Toptaş, özellikle son yıllarda yaşanan fiyat algısı kırılmasının tüketici davranışlarını köklü şekilde değiştirdiğini de vurguladı. Önceki dönemlerde yüksek fiyatlarıyla öne çıkan giyim sektörünün, gıda sektörüyle neredeyse aynı seviyelere gelmesinin şaşırtıcı olmadığını belirten Toptaş, “Bugün bir ailenin tek bir akşam yemeği maliyeti, bir çocuğun mont fiyatına eş değer hale geldi. Bu durum, artık tüketicinin zihninde hangi ürünün ‘pahalı’, hangisinin ‘makul’ olduğuna dair eski referansların tamamen değiştiğini gösteriyor” dedi. Gıda maliyetlerindeki hızlı artışın temel ihtiyaçlar üzerindeki baskıyı artırdığını, hizmet sektöründeki fiyat katılığının ise genel enflasyon algısını yukarı taşıdığını kaydeden Toptaş, “Fiyat algısındaki bu kırılma, ekonomideki dengesizliklerin tüketiciye en görünür şekilde yansıdığı alanlardan biri. Giyimde yaşanan dışa bağımlılık ve üretim kayıpları nasıl fiyatları yukarı itiyorsa, gıdada da enerjiden lojistiğe kadar artan maliyetler tüketicinin yükünü katlıyor. Bugün gelinen noktada, fiyatların hangi sektörde daha hızlı arttığından ziyade, vatandaşın her iki alanda da satın alma gücünün belirgin şekilde eridiğini görüyoruz” diye konuştu.

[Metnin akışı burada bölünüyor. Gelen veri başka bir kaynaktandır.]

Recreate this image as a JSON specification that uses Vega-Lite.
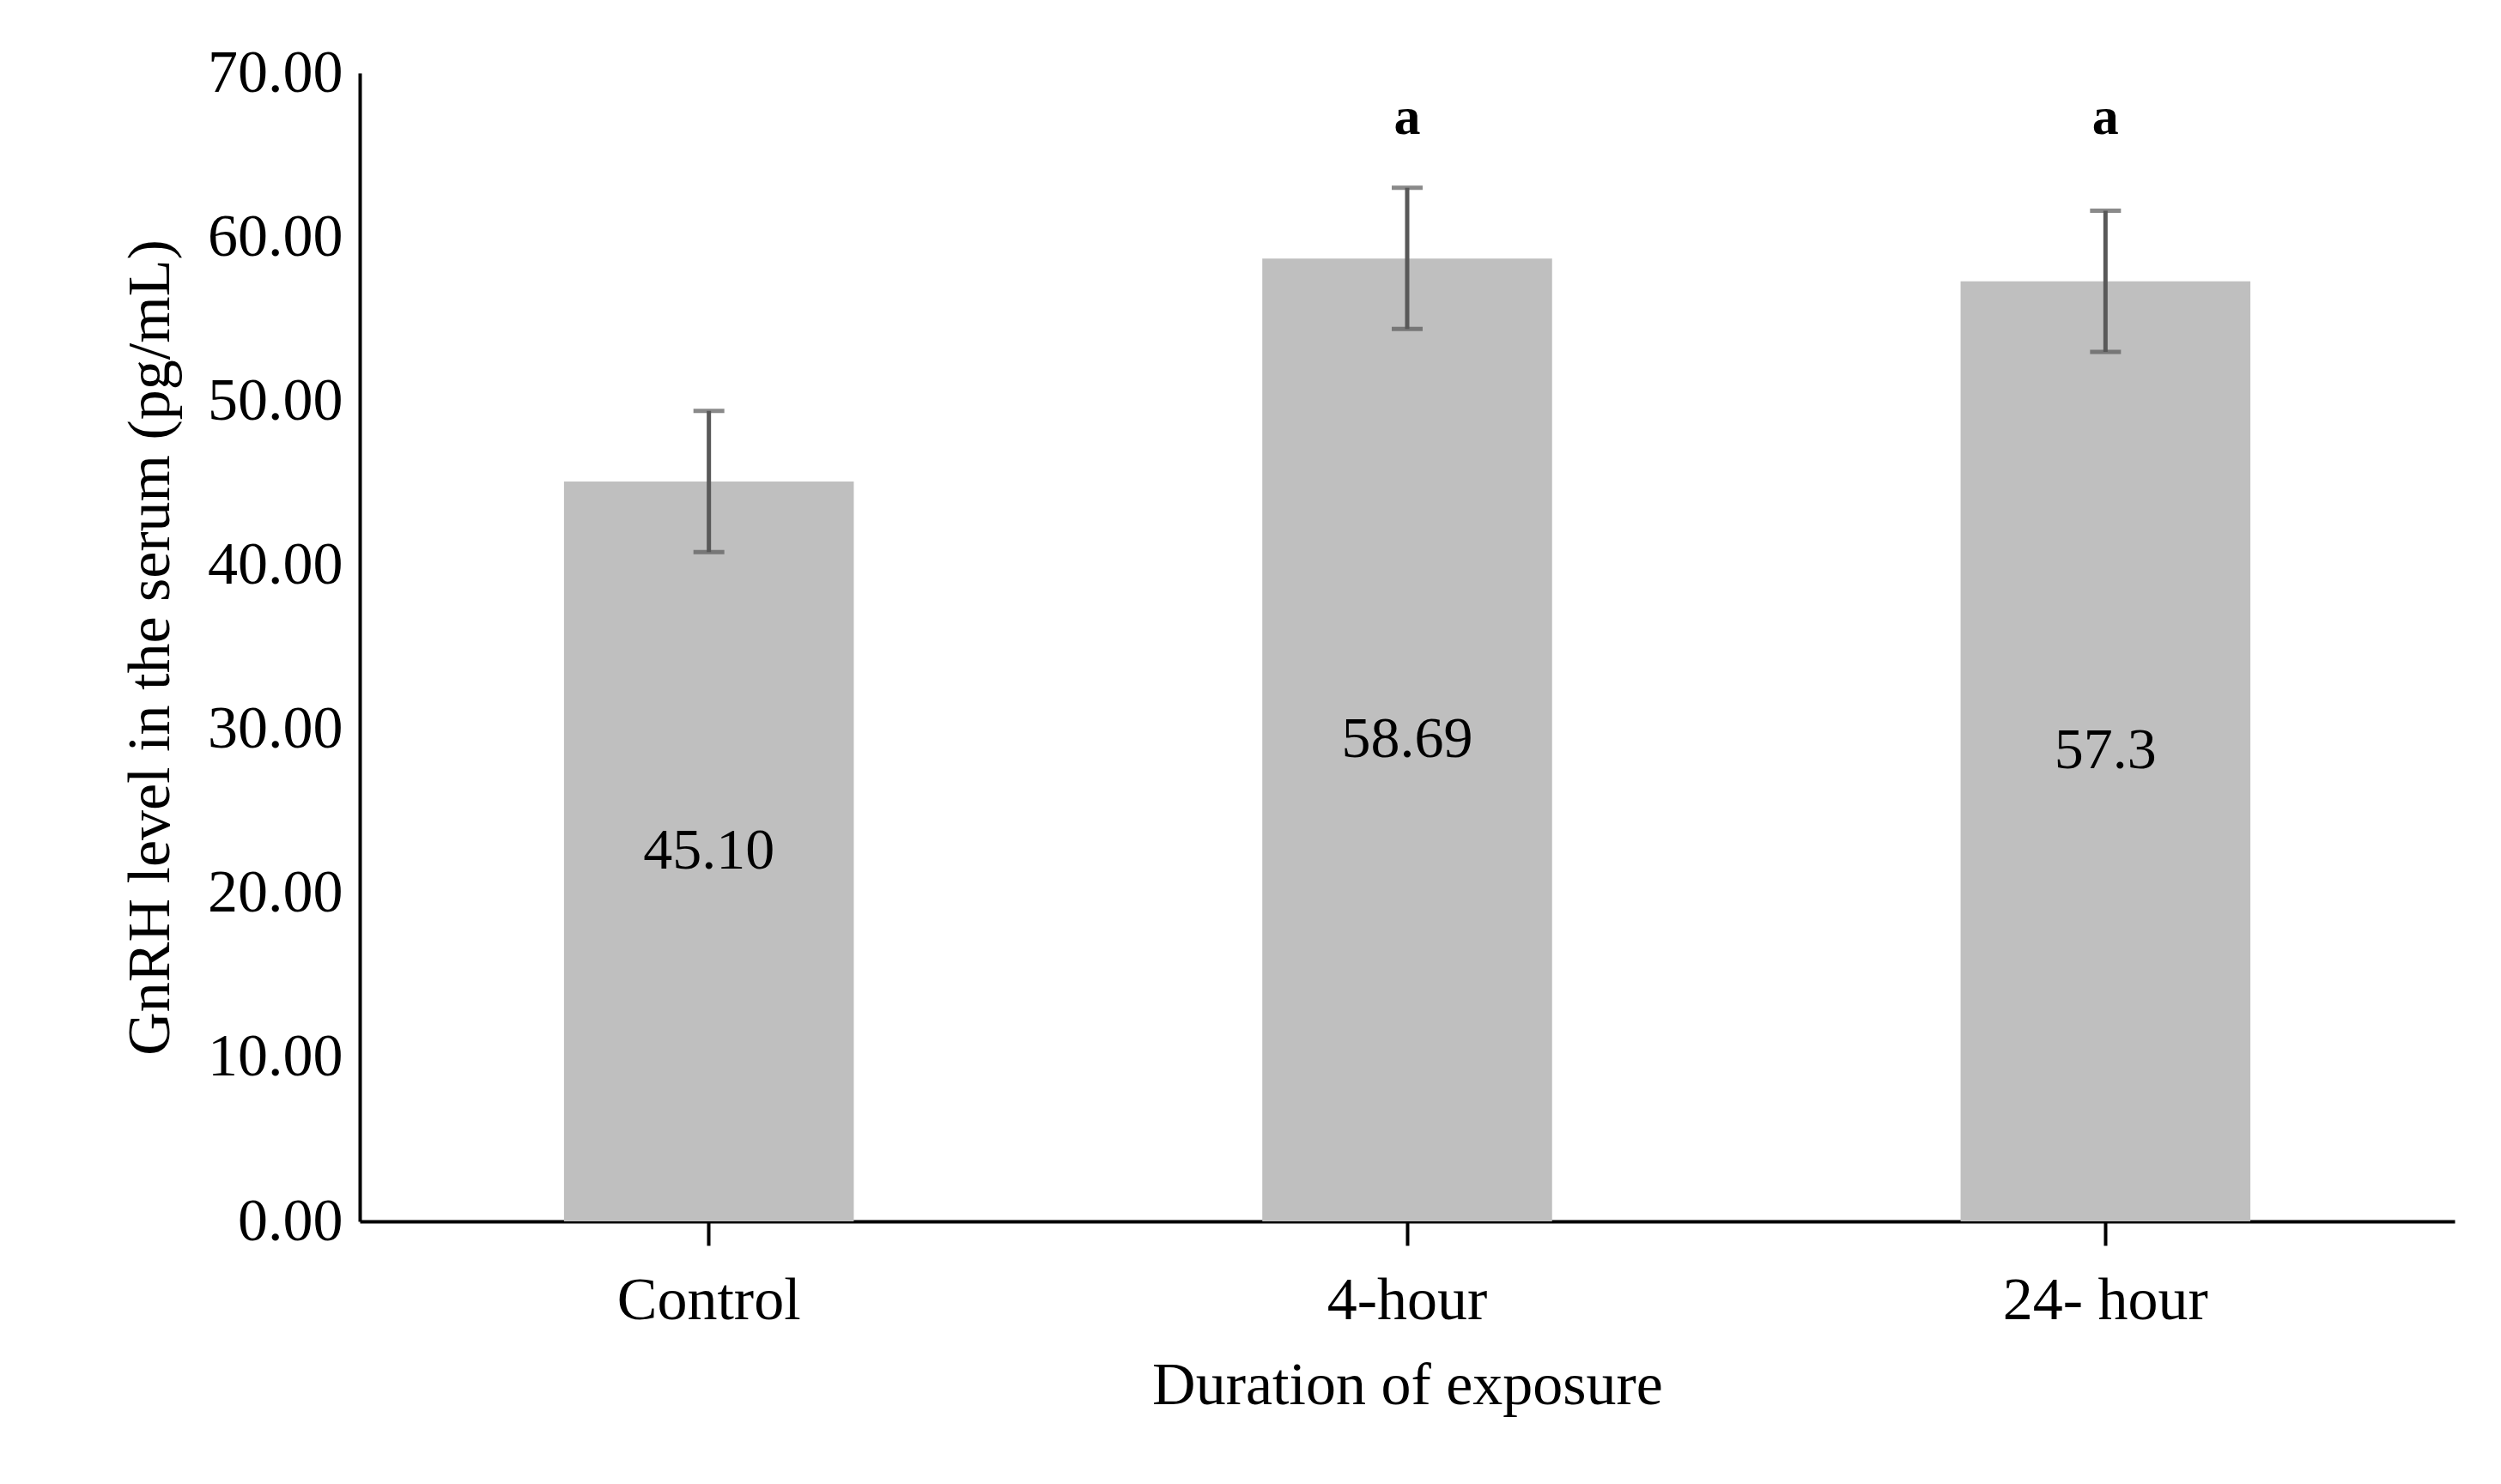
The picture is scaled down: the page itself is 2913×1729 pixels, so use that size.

“Fiyat düşmedi, algı değişti”
Fiyat algısındaki kırılmanın yalnızca temel ihtiyaçlarla sınırlı olmadığını, giyim sektöründe de tüketici algısının ciddi biçimde değiştiğini belirten Toptaş, bir dönem yüksek fiyatlı kategoride yer alan markaların bugün orta fiyat bandı olarak görülmeye başlamasının aslında genel fiyat seviyesindeki hızlı yükselişin bir yansıması olduğunu söyledi. Toptaş, “Aslında bu markaların ucuzlaması değil, diğer tüm sektörlerin olağanüstü pahalanması söz konusu. Fiyatların yukarı doğru bu kadar hızlı kaydığı bir dönemde, tüketicinin ‘pahalı’ referans noktası sürekli yükseliyor. Böyle olunca daha önce ulaşılması zor görülen markalar bile artık orta sınıf algısına çekilmiş durumda” dedi.